1945 NCAA basketball tournament
- Teams: 8
- Finals site: Madison Square Garden, New York City, New York
- Champions: Oklahoma A&M Aggies (1st title, 1st title game, 1st Final Four)
- Runner-up: NYU Violets (1st title game, 1st Final Four)
- Semifinalists: Arkansas Razorbacks (2nd Final Four); Ohio State Buckeyes (3rd Final Four);
- Winning coach: Henry Iba (1st title)
- MOP: Bob Kurland (Oklahoma A&M)
- Attendance: 67,780
- Top scorer: Bob Kurland (Oklahoma A&M) (65 points)

= 1945 NCAA basketball tournament =

The 1945 NCAA basketball tournament was an eight-team single-elimination tournament to determine the national champion of men's National Collegiate Athletic Association (NCAA) college basketball. The 7th annual edition of the tournament began on March 22, 1945, and ended with the championship game on March 27, at Madison Square Garden in New York City.

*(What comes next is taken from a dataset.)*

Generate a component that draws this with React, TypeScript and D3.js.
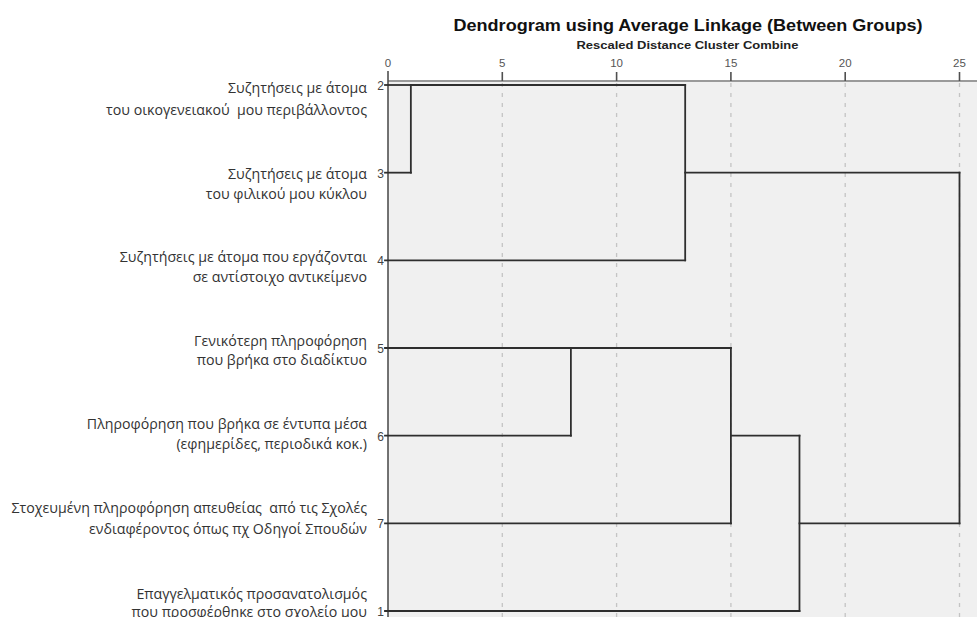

A total of nine games were played, including a third place game in each region.

Oklahoma A&M, coached by Henry Iba, won the national title with a 49–45 victory in the final game over NYU, coached by Howard Cann. Bob Kurland of Oklahoma A&M was named the tournament's Most Outstanding Player.

==Locations==
The following are the sites selected to host each round of the 1945 tournament:

===Regionals===

- March 22 and 24
East Regional, Madison Square Garden, New York, New York (Host: Metropolitan New York Conference)
- March 23 and 24
West Regional, Municipal Auditorium, Kansas City, Missouri (Host: Missouri Valley Conference)

===Championship Game===

- March 27
Madison Square Garden, New York, New York (Host: Metropolitan New York Conference)

==Teams==

| Region | Team | Coach | Conference | Finished | Final Opponent | Score |
East
| East | Kentucky | Adolph Rupp | SEC | Regional third place | Tufts | W 66–56 |
| East | NYU | Howard Cann | Middle Atlantic | Runner Up | Oklahoma A&M | L 49–45 |
| East | Ohio State | Harold Olsen | Big Ten | National Semifinals | NYU | L 70–65 |
| East | Tufts | Dick Cochran | New England | Regional Fourth Place | Kentucky | L 66–56 |
West
| West | Arkansas | Eugene Lambert | Southwest | National Semifinals | Oklahoma A&M | L 68–41 |
| West | Oklahoma A&M | Henry Iba | Missouri Valley | Champion | NYU | W 49–45 |
| West | Oregon | John A. Warren | Pacific Coast | Regional third place | Utah | W 69–66 |
| West | Utah | Vadal Peterson | Skyline | Regional Fourth Place | Oregon | L 69–66 |

==Bracket==
- – Denotes overtime period

==See also==
- 1945 National Invitation Tournament
- 1945 NAIA Basketball Tournament

==Notes==
- This was the first appearance for Oklahoma A&M, who would win their first two NCAA tournaments. They would be the first team to win multiple tournaments, and the first team to repeat as champions. Of the nine other teams to win the championship in their first tournament appearance, only San Francisco was able to repeat as well.
- Three teams - NYU, Ohio State and Oklahoma A&M - would return for the 1946 tournament. Arkansas and Kentucky would both return within four years; Utah would not return to the tournament until 1955, and Oregon would not return until 1960.
- This was the only appearance of then-Tufts College, who are currently in Division III. Tufts is one of fourteen colleges and universities to have made the NCAA tournament and no longer be in Division I.